Digital ID, meanwhile, represents one of the largest expansions of state data power in decades. With children included, the amount of personal data held centrally will be vast — and vulnerable. The £1.8bn cost is only the start.
A major constitutional shift — quietly introduced.
💷 Reeves’ £26bn Tax Bombshell — The Highest Taxes Ever Recorded
Rachel Reeves’ first Budget delivered £26bn in tax rises, the biggest one-year tax increase in modern history.
Income tax thresholds were frozen for three more years. Welfare expansions were reinstated. And earlier reforms were reversed.
The result? 👉 Britain heads for the highest tax burden ever recorded.
Reeves justified this by saying a big “productivity downgrade” had smashed her fiscal headroom. But that claim is now falling apart.
The deterioration she described never actually happened — because the OBR letters released this week contradict the story Reeves told the public in the run-up to the Budget.
According to the OBR’s own correspondence (26 & 28 November):
On 17 September, the OBR told the Treasury that the productivity downgrade would be offset by higher wages, boosting receipts.
On 31 October, the OBR’s final pre-measures forecast showed Reeves had £4.2bn of headroom — meaning she was already meeting her fiscal rules.
At no stage did the OBR warn her rules were about to be breached.
And critically, the OBR confirms it never briefed the media, despite Reeves’ repeated public hints of a looming crisis.
Yet throughout October and November, Reeves repeatedly implied she faced a catastrophic deterioration — even after being told her headroom had improved.
The public narrative used to justify the biggest tax rise in decades simply does not match the OBR evidence.
This is not a technical disagreement — it is a failure of honesty.
🌍 30 Years of COP Summits — Emissions Up 60%, Bills Still Rising
COP30 finished with the usual declarations — but the numbers tell the real story.

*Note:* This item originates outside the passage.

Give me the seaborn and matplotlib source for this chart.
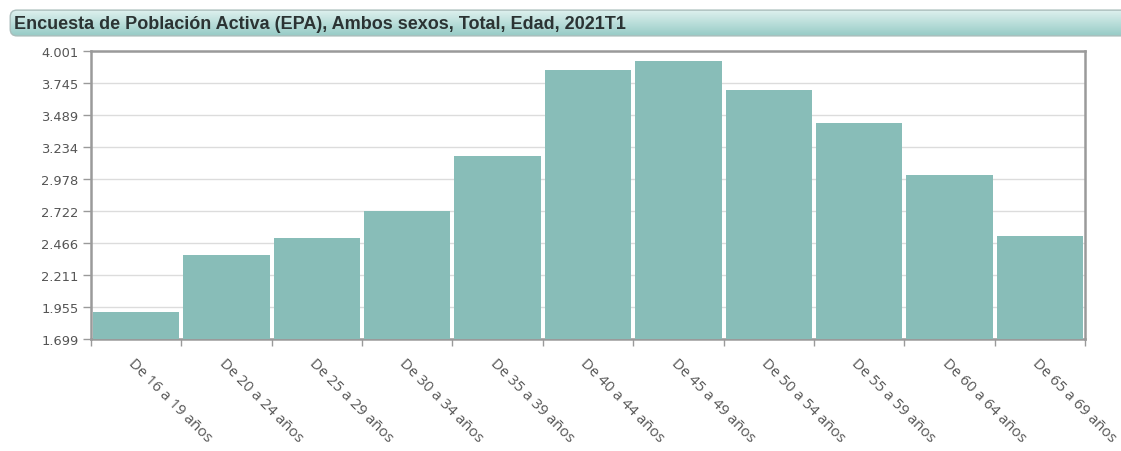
import numpy as np
import pandas as pd
import matplotlib
matplotlib.use("Agg")
import matplotlib.pyplot as plt
from matplotlib.patches import FancyBboxPatch
import seaborn as sns

# Active population (thousands) by age group, 2021 Q1
categories = ["De 16 a 19 años", "De 20 a 24 años", "De 25 a 29 años", "De 30 a 34 años",
              "De 35 a 39 años", "De 40 a 44 años", "De 45 a 49 años", "De 50 a 54 años",
              "De 55 a 59 años", "De 60 a 64 años", "De 65 a 69 años"]
values = [1917, 2373, 2507, 2723, 3163, 3853, 3921, 3693, 3427, 3011, 2521]
y_ticks = [1699, 1955, 2211, 2466, 2722, 2978, 3234, 3489, 3745, 4001]
y_tick_labels = ["1.699", "1.955", "2.211", "2.466", "2.722", "2.978", "3.234", "3.489", "3.745", "4.001"]
title = "Encuesta de Población Activa (EPA), Ambos sexos, Total, Edad, 2021T1"

W, H = 1121, 452
sns.set_theme(style="white")
plt.rcParams["font.family"] = ["DejaVu Sans"]
fig = plt.figure(figsize=(W / 100, H / 100), dpi=100)

# Title banner with vertical gradient
bx0, by0, bx1, by1 = 8, 10, 1121, 38
bax = fig.add_axes([bx0 / W, 1 - by1 / H, (bx1 - bx0) / W, (by1 - by0) / H])
bax.set_xlim(0, 1)
bax.set_ylim(0, 1)
bax.axis("off")
grad = np.linspace(0, 1, 64)[:, None]
top = np.array([0.88, 0.95, 0.94])
bot = np.array([0.58, 0.79, 0.77])
img = top[None, None, :] * (1 - grad[..., None]) + bot[None, None, :] * grad[..., None]
im = bax.imshow(img, extent=[0, 1, 0, 1], aspect="auto", origin="upper")
clip = FancyBboxPatch((0.002, 0.04), 1.2, 0.92,
                      boxstyle="round,pad=0,rounding_size=0.006",
                      transform=bax.transAxes, facecolor="none",
                      edgecolor="#a9bdbb", linewidth=1.0, mutation_aspect=40)
bax.add_patch(clip)
im.set_clip_path(clip)
bax.text(0.005, 0.48, title, transform=bax.transAxes, ha="left", va="center",
         fontsize=13.0, fontweight="bold", color="#2b3333",
         family=["Liberation Sans", "DejaVu Sans"])

# Main plot area
px0, py0, px1, py1 = 91, 52, 1085, 340
ax = fig.add_axes([px0 / W, 1 - py1 / H, (px1 - px0) / W, (py1 - py0) / H])
df = pd.DataFrame({"grupo": categories, "valor": values})
sns.barplot(data=df, x="grupo", y="valor", color="#88bdb8", saturation=1,
            width=0.955, ax=ax, zorder=3)
for p in ax.patches:
    p.set_edgecolor("none")

ax.set_ylim(y_ticks[0], y_ticks[-1])
ax.set_xlim(-0.5, len(categories) - 0.5)
ax.set_yticks(y_ticks)
ax.set_yticklabels(y_tick_labels)
ax.yaxis.grid(True, color="#dcdcdc", linewidth=1, zorder=0)
ax.xaxis.grid(False)
ax.set_xlabel("")
ax.set_ylabel("")

for s in ax.spines.values():
    s.set_visible(True)
    s.set_color("#9a9a9a")
    s.set_linewidth(1.8)

ax.tick_params(axis="y", left=True, length=6, width=1, color="#9a9a9a",
               labelsize=9.4, labelcolor="#555555", pad=3)
ax.set_xticks(range(len(categories)))
ax.set_xticklabels(categories, rotation=-45, ha="left", va="top",
                   rotation_mode="anchor", fontsize=10.8, color="#555555",
                   family=["Open Sans", "DejaVu Sans"])
ax.tick_params(axis="x", which="major", bottom=False, pad=6)
# tick marks at the category boundaries
ax.set_xticks(np.arange(-0.5, len(categories), 1.0), minor=True)
ax.xaxis.set_tick_params(which="minor", bottom=True, length=5, width=1,
                         color="#9a9a9a")

fig.savefig("out.png", dpi=100, facecolor="white")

Global emissions are up 60% since the first COP. This year’s summit was the most carbon-intensive ever, with 56,000 delegates flying into the Amazon. And UK households still face some of the highest energy bills in Europe.
Billions spent.
Targets missed.
Costs rising.
The gap between climate rhetoric and climate reality grows wider every year.
🧾 The Big Picture
A Government that:
Loses 53,000 migrants,
Exports taxpayers while importing higher fiscal costs,
Limits juries and expands digital surveillance,
Raises taxes on a narrative contradicted by the OBR,
Delivers rising emissions and rising household bills.
The theme is the same across every issue:
Weak delivery. Weak honesty. Weak leadership.